::: DATA PROVIDED :::
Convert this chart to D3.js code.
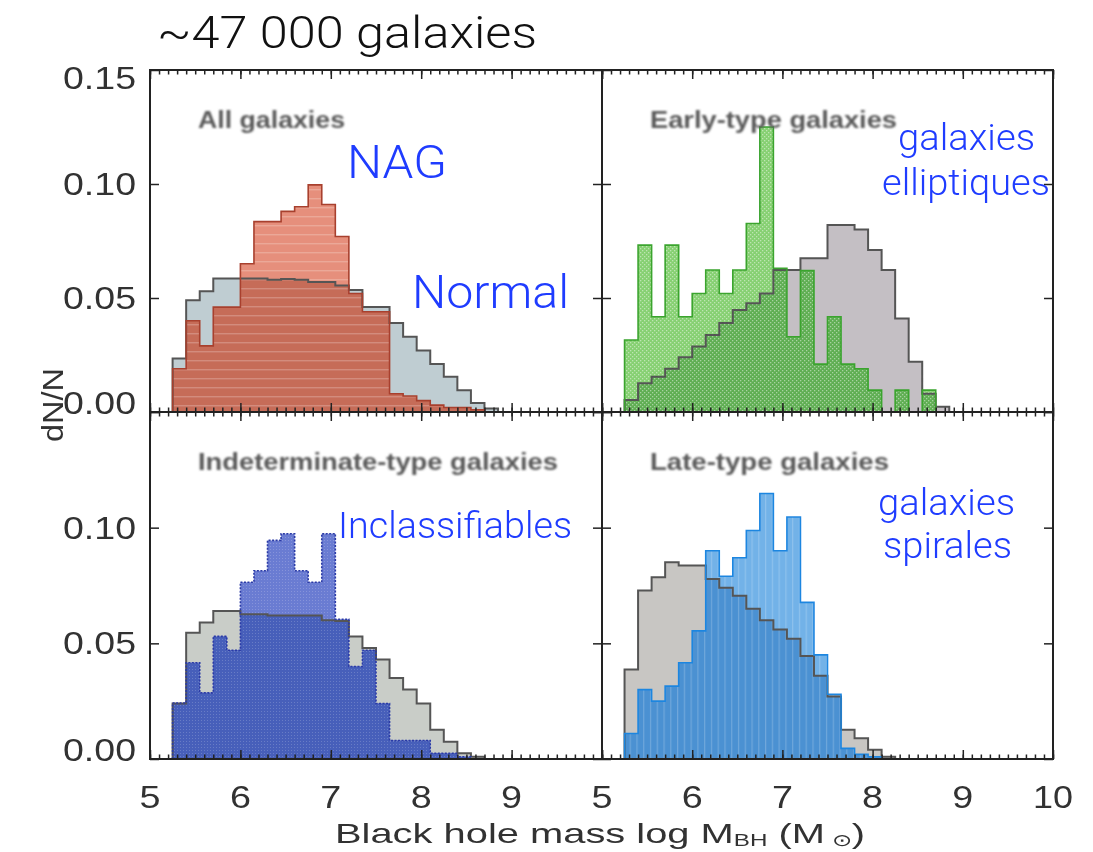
<!DOCTYPE html>
<html>
<head>
<meta charset="utf-8">
<script src="https://cdn.jsdelivr.net/npm/d3@7"></script>
<style>
  body { margin: 0; background: #fff; }
  svg { display: block; }
</style>
</head>
<body>
<svg id="chart" width="1093" height="852"></svg>
<script>
// Histogram binning in log M_BH (solar masses)
const binStart = 5.25;
const binWidth = 0.15;

// dN/N per bin, starting at binStart
const allNormal   = [0.0235, 0.049, 0.053, 0.0586, 0.0586, 0.0586, 0.0586, 0.058, 0.0583, 0.058, 0.057, 0.057, 0.0555, 0.0535, 0.046, 0.046, 0.039, 0.033, 0.027, 0.021, 0.0155, 0.0095, 0.004, 0.0015];
const allAGN      = [0.019, 0.040, 0.029, 0.046, 0.046, 0.065, 0.0835, 0.0835, 0.088, 0.090, 0.0996, 0.091, 0.077, 0.052, 0.044, 0.044, 0.008, 0.007, 0.005, 0.003, 0.002, 0.002, 0.001, 0];
const earlyNormal = [0.0053, 0.0126, 0.0155, 0.019, 0.024, 0.0287, 0.0338, 0.039, 0.0447, 0.0477, 0.052, 0.0623, 0.0623, 0.0674, 0.0674, 0.082, 0.082, 0.080, 0.071, 0.0623, 0.041, 0.022, 0.008, 0.0023];
const earlyAGN    = [0.0316, 0.0732, 0.0418, 0.0732, 0.0418, 0.052, 0.0623, 0.052, 0.0623, 0.0827, 0.125, 0.063, 0.033, 0.062, 0.021, 0.0418, 0.021, 0.019, 0.0096, 0, 0.0096, 0, 0.0096, 0];
const indetNormal = [0.024, 0.0546, 0.059, 0.064, 0.064, 0.0626, 0.0626, 0.062, 0.062, 0.062, 0.062, 0.060, 0.0597, 0.053, 0.048, 0.043, 0.035, 0.030, 0.024, 0.0126, 0.0075, 0.0025, 0.001, 0];
const indetAGN    = [0.0242, 0.0416, 0.0286, 0.053, 0.047, 0.0764, 0.0814, 0.0945, 0.0974, 0.0814, 0.0764, 0.0974, 0.0604, 0.040, 0.047, 0.024, 0.008, 0.008, 0.008, 0.0025, 0.0025, 0.001, 0, 0];
const lateNormal  = [0.0387, 0.0728, 0.0786, 0.085, 0.0836, 0.0836, 0.0778, 0.074, 0.0706, 0.065, 0.060, 0.056, 0.052, 0.0445, 0.036, 0.027, 0.0126, 0.009, 0.004, 0.001, 0, 0, 0, 0];
const lateAGN     = [0.011, 0.030, 0.025, 0.0315, 0.0416, 0.0554, 0.090, 0.079, 0.087, 0.0988, 0.1148, 0.090, 0.1046, 0.0677, 0.045, 0.028, 0.0046, 0.002, 0.001, 0, 0, 0, 0, 0];

// Axis ticks and labels
const xTicksLeft   = [5, 6, 7, 8, 9];
const xTicksRight  = [5, 6, 7, 8, 9, 10];
const yTicksTop    = [0.15, 0.10, 0.05, 0.00];
const yTicksBottom = [0.10, 0.05, 0.00];
const panelTitles  = ["All galaxies", "Early-type galaxies", "Indeterminate-type galaxies", "Late-type galaxies"];

const svg = d3.select("#chart");

// Panel frame edges
const xL = 150, xM = 602, xR = 1053;
const yT = 70, yM = 412, yB = 759;

const defs = svg.append("defs");
defs.append("filter").attr("id", "soft")
  .append("feGaussianBlur").attr("stdDeviation", 0.7);
defs.append("filter").attr("id", "softer")
  .append("feGaussianBlur").attr("stdDeviation", 1.0);

// fill textures
const pStripe = defs.append("pattern").attr("id", "hstripe").attr("patternUnits", "userSpaceOnUse")
  .attr("width", 12).attr("height", 9);
pStripe.append("rect").attr("x", 0).attr("y", 0).attr("width", 12).attr("height", 1.4)
  .attr("fill", "#fff").attr("opacity", 0.22);

const pDots = defs.append("pattern").attr("id", "dots").attr("patternUnits", "userSpaceOnUse")
  .attr("width", 4).attr("height", 4);
pDots.append("rect").attr("x", 0).attr("y", 0).attr("width", 1.3).attr("height", 1.3).attr("fill", "#fff").attr("opacity", 0.45);
pDots.append("rect").attr("x", 2).attr("y", 2).attr("width", 1.3).attr("height", 1.3).attr("fill", "#fff").attr("opacity", 0.45);

const pFine = defs.append("pattern").attr("id", "fine").attr("patternUnits", "userSpaceOnUse")
  .attr("width", 3).attr("height", 3);
pFine.append("rect").attr("x", 0).attr("y", 0).attr("width", 1).attr("height", 1).attr("fill", "#fff").attr("opacity", 0.18);

const pV = defs.append("pattern").attr("id", "vstripe").attr("patternUnits", "userSpaceOnUse")
  .attr("width", 6.77).attr("height", 10);
pV.append("rect").attr("x", 0).attr("y", 0).attr("width", 1.2).attr("height", 10).attr("fill", "#fff").attr("opacity", 0.2);

const panels = [
  { title: panelTitles[0], normal: allNormal, agn: allAGN, x0: xL, x1: xM, y0: yT, y1: yM,
    gray: "#bfcdd2", light: "#e68f7b", dark: "#c66c58", line: "#a8402e", tex: "hstripe", ticks: xTicksLeft, yTicks: yTicksTop },
  { title: panelTitles[1], normal: earlyNormal, agn: earlyAGN, x0: xM, x1: xR, y0: yT, y1: yM,
    gray: "#c4bfc4", light: "#86d072", dark: "#5fae52", line: "#3aa42e", tex: "dots", ticks: [], yTicks: [] },
  { title: panelTitles[2], normal: indetNormal, agn: indetAGN, x0: xL, x1: xM, y0: yM, y1: yB,
    gray: "#c9cdc8", light: "#6b7bd2", dark: "#475fba", line: "#2b3aa6", tex: "fine", ticks: xTicksLeft, yTicks: yTicksBottom },
  { title: panelTitles[3], normal: lateNormal, agn: lateAGN, x0: xM, x1: xR, y0: yM, y1: yB,
    gray: "#c8c6c3", light: "#72b2e8", dark: "#4b91d2", line: "#1f86e0", tex: "vstripe", ticks: xTicksRight, yTicks: [] }
];

const chart = svg.append("g").attr("filter", "url(#soft)");

const stepPts = vals => vals.map((v, i) => [binStart + i * binWidth, v])
  .concat([[binStart + vals.length * binWidth, vals[vals.length - 1]]]);
const outlinePts = vals => [[binStart, 0]].concat(stepPts(vals), [[binStart + vals.length * binWidth, 0]]);

panels.forEach((p, idx) => {
  const x = d3.scaleLinear().domain([5, 10]).range([p.x0, p.x1]);
  const y = d3.scaleLinear().domain([0, 0.15]).range([p.y1, p.y0]);

  const clipId = "clip" + idx;
  defs.append("clipPath").attr("id", clipId)
    .append("rect").attr("x", p.x0).attr("y", p.y0).attr("width", p.x1 - p.x0).attr("height", p.y1 - p.y0);

  const g = chart.append("g").attr("clip-path", `url(#${clipId})`);
  const area = d3.area().curve(d3.curveStepAfter)
    .x(d => x(d[0])).y0(y(0)).y1(d => y(d[1]));
  const line = d3.line().curve(d3.curveStepAfter)
    .x(d => x(d[0])).y(d => y(d[1]));

  const overlap = p.normal.map((v, i) => Math.min(v, p.agn[i]));

  // inactive galaxies
  g.append("path").attr("d", area(stepPts(p.normal))).attr("fill", p.gray);
  // AGN hosts
  g.append("path").attr("d", area(stepPts(p.agn))).attr("fill", p.light);
  g.append("path").attr("d", area(stepPts(p.agn))).attr("fill", `url(#${p.tex})`);
  // shared part of both distributions
  g.append("path").attr("d", area(stepPts(overlap))).attr("fill", p.dark);
  g.append("path").attr("d", area(stepPts(overlap))).attr("fill", `url(#${p.tex})`);
  // outlines
  g.append("path").attr("d", line(outlinePts(p.normal)))
    .attr("fill", "none").attr("stroke", "#555").attr("stroke-width", 2);
  g.append("path").attr("d", line(outlinePts(p.agn)))
    .attr("fill", "none").attr("stroke", p.line).attr("stroke-width", 1.6)
    .attr("stroke-dasharray", idx === 2 ? "2,1.5" : null);

  // frame
  chart.append("rect").attr("x", p.x0).attr("y", p.y0)
    .attr("width", p.x1 - p.x0).attr("height", p.y1 - p.y0)
    .attr("fill", "none").attr("stroke", "#222").attr("stroke-width", 2);

  // tick marks on all four sides
  const minor = d3.range(50, 101).map(d => d / 10);
  const addAxis = (axis, tx, ty) => {
    const a = chart.append("g").attr("transform", `translate(${tx},${ty})`).call(axis);
    a.select(".domain").remove();
    a.selectAll("line").attr("stroke", "#222").attr("stroke-width", 1.5);
    a.selectAll("text").remove();
  };
  addAxis(d3.axisTop(x).tickValues(minor).tickSize(-4.5), 0, p.y0);
  addAxis(d3.axisBottom(x).tickValues(minor).tickSize(-4.5), 0, p.y1);
  addAxis(d3.axisTop(x).tickValues(d3.range(5, 11)).tickSize(-9), 0, p.y0);
  addAxis(d3.axisBottom(x).tickValues(d3.range(5, 11)).tickSize(-9), 0, p.y1);
  addAxis(d3.axisLeft(y).tickValues([0, 0.05, 0.10, 0.15]).tickSize(-9), p.x0, 0);
  addAxis(d3.axisRight(y).tickValues([0, 0.05, 0.10, 0.15]).tickSize(-9), p.x1, 0);

  // y tick labels (left column only)
  if (p.x0 === xL) {
    chart.append("g").selectAll("text").data(p.yTicks).join("text")
      .attr("x", 136)
      .attr("y", d => Math.max(p.y0 + 8, Math.min(p.y1 - 9, y(d))))
      .attr("dy", "0.36em")
      .attr("text-anchor", "end")
      .attr("font-family", "Liberation Sans, Arial, sans-serif")
      .attr("font-size", 31).attr("fill", "#333")
      .attr("textLength", 73).attr("lengthAdjust", "spacingAndGlyphs")
      .text(d => d3.format(".2f")(d));
  }
  // x tick labels (bottom row only)
  if (p.y1 === yB) {
    chart.append("g").selectAll("text").data(p.ticks).join("text")
      .attr("x", d => x(d)).attr("y", 808)
      .attr("text-anchor", "middle")
      .attr("font-family", "Liberation Sans, Arial, sans-serif")
      .attr("font-size", 31).attr("fill", "#333")
      .attr("textLength", d => d >= 10 ? 40 : 21).attr("lengthAdjust", "spacingAndGlyphs")
      .text(d => d);
  }

  // panel title
  chart.append("text")
    .attr("x", p.x0 + 48).attr("y", p.y0 + 58)
    .attr("font-family", "Liberation Sans, Arial, sans-serif")
    .attr("font-weight", "bold").attr("font-size", 23).attr("fill", "#5a5a5a")
    .attr("filter", "url(#softer)")
    .text(p.title);
});

// fit panel title widths
const titleWidths = [147, 247, 360, 239];
chart.selectAll("text").filter(function () { return panelTitles.includes(this.textContent); })
  .each(function () {
    const i = panelTitles.indexOf(this.textContent);
    d3.select(this).attr("textLength", titleWidths[i]).attr("lengthAdjust", "spacingAndGlyphs");
  });

// y axis title
chart.append("text")
  .attr("transform", "translate(63,405) rotate(-90)")
  .attr("text-anchor", "middle")
  .attr("font-family", "Liberation Sans, Arial, sans-serif")
  .attr("font-size", 29).attr("fill", "#333")
  .attr("textLength", 74).attr("lengthAdjust", "spacingAndGlyphs")
  .text("dN/N");

// x axis title
const xt = chart.append("text")
  .attr("x", 600).attr("y", 843)
  .attr("text-anchor", "middle")
  .attr("font-family", "Liberation Sans, Arial, sans-serif")
  .attr("font-size", 28).attr("fill", "#333")
  .attr("textLength", 530).attr("lengthAdjust", "spacingAndGlyphs");
xt.append("tspan").text("Black hole mass log M");
xt.append("tspan").attr("font-size", 17).attr("dy", 3).text("BH");
xt.append("tspan").attr("dy", -3).text(" (M");
xt.append("tspan").attr("font-size", 17).attr("dy", 3).text(" \u2299");
xt.append("tspan").attr("dy", -3).text(")");

// headline
svg.append("text")
  .attr("x", 157).attr("y", 48)
  .attr("font-family", "Roboto, 'Open Sans', sans-serif")
  .attr("font-weight", 300).attr("font-size", 44).attr("fill", "#111")
  .attr("textLength", 380).attr("lengthAdjust", "spacingAndGlyphs")
  .text("~47 000 galaxies");

// blue annotations
const notes = [
  { t: "NAG", x: 347, y: 178, s: 46, w: 100 },
  { t: "Normal", x: 412, y: 308, s: 46, w: 157 },
  { t: "galaxies", x: 898, y: 150, s: 36, w: 137 },
  { t: "elliptiques", x: 882, y: 195, s: 36, w: 168 },
  { t: "Inclassifiables", x: 338, y: 538, s: 36, w: 234 },
  { t: "galaxies", x: 878, y: 515, s: 36, w: 137 },
  { t: "spirales", x: 883, y: 558, s: 36, w: 129 }
];
svg.append("g").selectAll("text").data(notes).join("text")
  .attr("x", d => d.x).attr("y", d => d.y)
  .attr("font-family", "Roboto, 'Open Sans', sans-serif")
  .attr("font-weight", 300)
  .attr("font-size", d => d.s).attr("fill", "#1f3cff")
  .attr("textLength", d => d.w).attr("lengthAdjust", "spacingAndGlyphs")
  .text(d => d.t);
</script>
</body>
</html>
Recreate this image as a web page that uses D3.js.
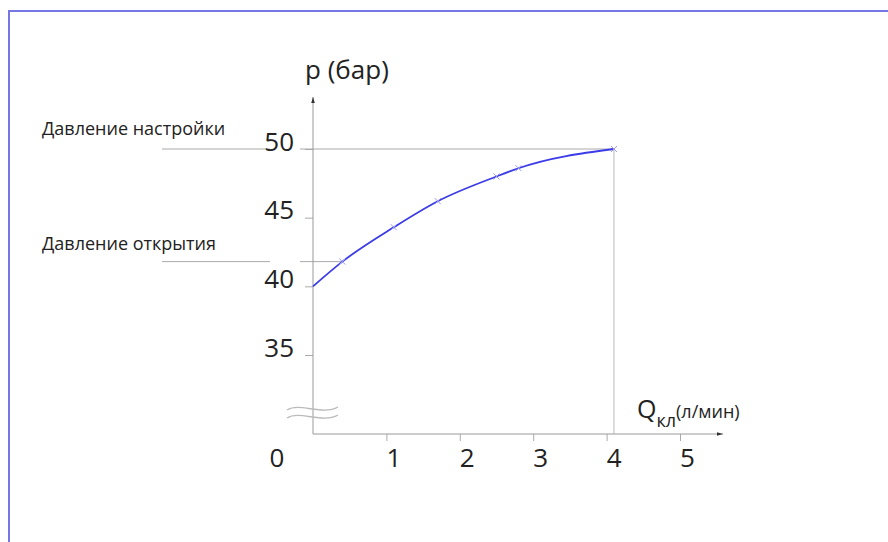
:::
_PROBLEM_
Extract the lines exactly, please: the first line of the listing, the line with "const binWidth = 0.15;", and every line between them, but no pictures.

_SOLUTION FOR THIS TASK_
Convert this chart to D3.js code.
<!DOCTYPE html>
<html>
<head>
<meta charset="utf-8">
<script src="https://cdn.jsdelivr.net/npm/d3@7"></script>
<style>
  body { margin: 0; background: #fff; }
  svg { display: block; }
</style>
</head>
<body>
<svg id="chart" width="1093" height="852"></svg>
<script>
// Histogram binning in log M_BH (solar masses)
const binStart = 5.25;
const binWidth = 0.15;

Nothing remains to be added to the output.